Let us place before us the picture of an immense cosmic globe, composed of weaving elements of water, air or gas and fire, a globe which splits apart into a solar and a telluric element; but let us conceive too that this elementary substance is only the expression of a spiritual. Let us imagine that from this substantial habitation, woven of the elements of water, air and heat, the countenances of spiritual Beings, weaving within it, look out upon us, spiritual Beings who reveal themselves in this element which we have had to represent to ourselves through material images. Let us imagine that we have before us spiritual Beings, turning their countenances towards us, as it were, using their own soul-spiritual forces to organise cosmic bodies with the help of warmth, air and water. Let us try to imagine this!
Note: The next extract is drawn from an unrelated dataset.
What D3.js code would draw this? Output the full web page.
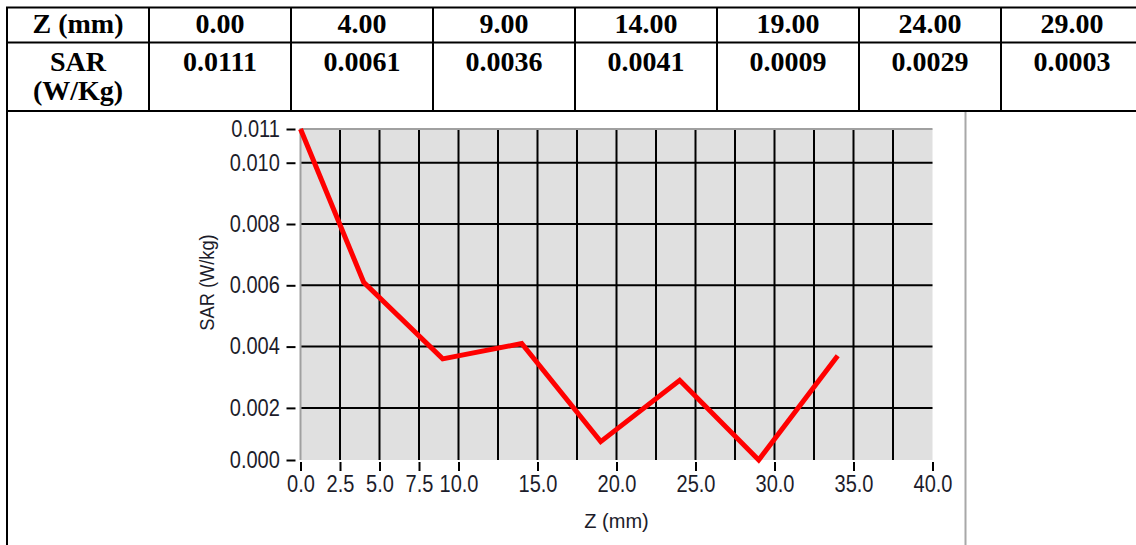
<!DOCTYPE html>
<html>
<head>
<meta charset="utf-8">
<script src="https://cdn.jsdelivr.net/npm/d3@7"></script>
<style>
  body { margin: 0; background: #fff; }
  svg { display: block; }
  .cell-text { font-family: "Liberation Serif", "Times New Roman", serif; font-weight: bold; font-size: 28px; fill: #000; }
  .axis text { font-family: "Liberation Sans", Arial, sans-serif; font-size: 23px; fill: #1c1c2a; }
  .axis line { stroke: #000; stroke-width: 2; }
  .axis-title { font-family: "Liberation Sans", Arial, sans-serif; fill: #1c1c2a; }
</style>
</head>
<body>
<div id="chart"></div>
<script>
// table values
const tableZ = [0, 4, 9, 14, 19, 24, 29];
const tableSar = [0.0111, 0.0061, 0.0036, 0.0041, 0.0009, 0.0029, 0.0003];

// plotted curve (one more point than the table)
const zValues = [0, 4, 9, 14, 19, 24, 29, 34];
const sarValues = [0.0111, 0.0061, 0.0036, 0.0041, 0.0009, 0.0029, 0.0003, 0.0037];

const xTicks = [0, 2.5, 5, 7.5, 10, 15, 20, 25, 30, 35, 40];
const xGrid = [2.5, 5, 7.5, 10, 12.5, 15, 17.5, 20, 22.5, 25, 27.5, 30, 32.5, 35, 37.5];
const yTicks = [0.0003, 0.002, 0.004, 0.006, 0.008, 0.010, 0.0111];
const yGrid = [0.002, 0.004, 0.006, 0.008, 0.010];

const width = 1136;
const height = 545;
const narrow = 0.87; // labels in the graph are a narrow face

const svg = d3.select("#chart").append("svg")
  .attr("width", width)
  .attr("height", height);

// ---- table ----
const colLeft = 7;
const colW = 142;
const rowTop = 7.5;
const rowMid = 42.5;
const rowBottom = 111;
const nCols = tableZ.length + 1;

const table = svg.append("g").attr("class", "table");

table.selectAll(".hline")
  .data([rowTop, rowMid, rowBottom])
  .join("line")
  .attr("x1", colLeft - 1)
  .attr("x2", width)
  .attr("y1", (d) => d)
  .attr("y2", (d) => d)
  .attr("stroke", "#000")
  .attr("stroke-width", 2);

table.selectAll(".vline")
  .data(d3.range(nCols + 1))
  .join("line")
  .attr("x1", (i) => colLeft + i * colW)
  .attr("x2", (i) => colLeft + i * colW)
  .attr("y1", rowTop)
  .attr("y2", (i) => (i === 0 ? height : rowBottom))
  .attr("stroke", "#000")
  .attr("stroke-width", 2);

const colCenter = (i) => colLeft + i * colW + colW / 2;

table.append("text")
  .attr("class", "cell-text")
  .attr("x", colCenter(0))
  .attr("y", 33)
  .attr("text-anchor", "middle")
  .text("Z (mm)");

table.selectAll(".zcell")
  .data(tableZ)
  .join("text")
  .attr("class", "cell-text")
  .attr("x", (_, i) => colCenter(i + 1))
  .attr("y", 33)
  .attr("text-anchor", "middle")
  .text((d) => d.toFixed(2));

table.append("text")
  .attr("class", "cell-text")
  .attr("x", colCenter(0))
  .attr("y", 70.5)
  .attr("text-anchor", "middle")
  .text("SAR");
table.append("text")
  .attr("class", "cell-text")
  .attr("x", colCenter(0))
  .attr("y", 99.5)
  .attr("text-anchor", "middle")
  .text("(W/Kg)");

table.selectAll(".sarcell")
  .data(tableSar)
  .join("text")
  .attr("class", "cell-text")
  .attr("x", (_, i) => colCenter(i + 1))
  .attr("y", 70.5)
  .attr("text-anchor", "middle")
  .text((d) => d.toFixed(4));

// panel edge of the graph screenshot
svg.append("line")
  .attr("x1", 965.5).attr("x2", 965.5)
  .attr("y1", 112).attr("y2", height)
  .attr("stroke", "#a8a8a8")
  .attr("stroke-width", 2);

// ---- graph ----
const plotLeft = 300.5;
const plotRight = 932.5;
const plotTop = 129;
const plotBottom = 460;

const x = d3.scaleLinear().domain([0, 40]).range([plotLeft, plotRight]);
const y = d3.scaleLinear().domain([0.0003, 0.0111]).range([plotBottom, plotTop]);

const plot = svg.append("g").attr("class", "plot");

plot.append("rect")
  .attr("x", plotLeft)
  .attr("y", plotTop)
  .attr("width", plotRight - plotLeft)
  .attr("height", plotBottom - plotTop)
  .attr("fill", "#e0e0e0");

plot.selectAll(".xgrid")
  .data(xGrid)
  .join("line")
  .attr("x1", (d) => x(d))
  .attr("x2", (d) => x(d))
  .attr("y1", plotTop)
  .attr("y2", plotBottom)
  .attr("stroke", "#000")
  .attr("stroke-width", 2);

plot.selectAll(".ygrid")
  .data(yGrid)
  .join("line")
  .attr("x1", plotLeft)
  .attr("x2", plotRight)
  .attr("y1", (d) => y(d))
  .attr("y2", (d) => y(d))
  .attr("stroke", "#000")
  .attr("stroke-width", 2);

// light frame on top and left
plot.append("path")
  .attr("d", `M${plotLeft},${plotBottom}V${plotTop}H${plotRight}`)
  .attr("fill", "none")
  .attr("stroke", "#a0a0a0")
  .attr("stroke-width", 2);

const line = d3.line()
  .x((d) => x(d[0]))
  .y((d) => y(d[1]));

plot.append("path")
  .datum(d3.zip(zValues, sarValues))
  .attr("d", line)
  .attr("fill", "none")
  .attr("stroke", "#ff0000")
  .attr("stroke-width", 5)
  .attr("stroke-linejoin", "miter");

// axes
svg.append("g")
  .attr("class", "axis")
  .attr("transform", `translate(0,${plotBottom + 2})`)
  .call(
    d3.axisBottom(x)
      .tickValues(xTicks)
      .tickSize(9)
      .tickPadding(5)
      .tickFormat(d3.format(".1f"))
  )
  .call((g) => g.select(".domain").remove())
  .call((g) => g.selectAll("text").attr("transform", `scale(${narrow},1)`));

svg.append("g")
  .attr("class", "axis")
  .attr("transform", `translate(${plotLeft - 5},0)`)
  .call(
    d3.axisLeft(y)
      .tickValues(yTicks)
      .tickSize(9)
      .tickPadding(9)
      .tickFormat(d3.format(".3f"))
  )
  .call((g) => g.select(".domain").remove())
  .call((g) => g.selectAll("text").attr("transform", `scale(${narrow},1)`));

svg.append("text")
  .attr("class", "axis-title")
  .attr("x", x(20))
  .attr("y", 528)
  .attr("text-anchor", "middle")
  .attr("font-size", 20)
  .text("Z (mm)");

svg.append("text")
  .attr("class", "axis-title")
  .attr("transform", `translate(214,${(plotTop + plotBottom) / 2 - 12}) rotate(-90) scale(${narrow},1)`)
  .attr("text-anchor", "middle")
  .attr("font-size", 21)
  .text("SAR (W/kg)");
</script>
</body>
</html>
There we have a picture of an elementary sheath, which, to give a very rough sensuous image of it, we may perhaps liken to a snail-shell, but a shell woven not of solid matter, like the snail's, but from the forest elements of water, air and fire. Let us think of spirit, in the form of countenances, within this sheath, gazing upon us, using this sheath as a means of manifestation, a force of very revelation which, as it were, pricks outward into manifestation from what lies hidden in the supersensible.

Call up before your souls this picture which I have just tried to paint for you, this image of the living weaving of spirit in a kind of matter; imagine too the inner soul-force which causes it to happen; concentrate for a moment on this to the exclusion of all else, and you will then have something approximating to what lived in an ancient Hebrew sage when the sounds B'reschit penetrated his soul. Bet [ 3 ], the first letter, called forth the weaving of the habitation in substance; Resch [ 3 ], the second sound, summoned up the countenances of the spiritual Beings who wove within this dwelling, and Schin [ 3 ], the third sound, the prickly, stinging force which worked its way out from within to manifestation.

Now the underlying principle behind such a description is dawning upon us. And when we have grasped that, we are able to appreciate something of the spirit of this language; it had a creativeness of which the modern man with his abstract speech has no inkling.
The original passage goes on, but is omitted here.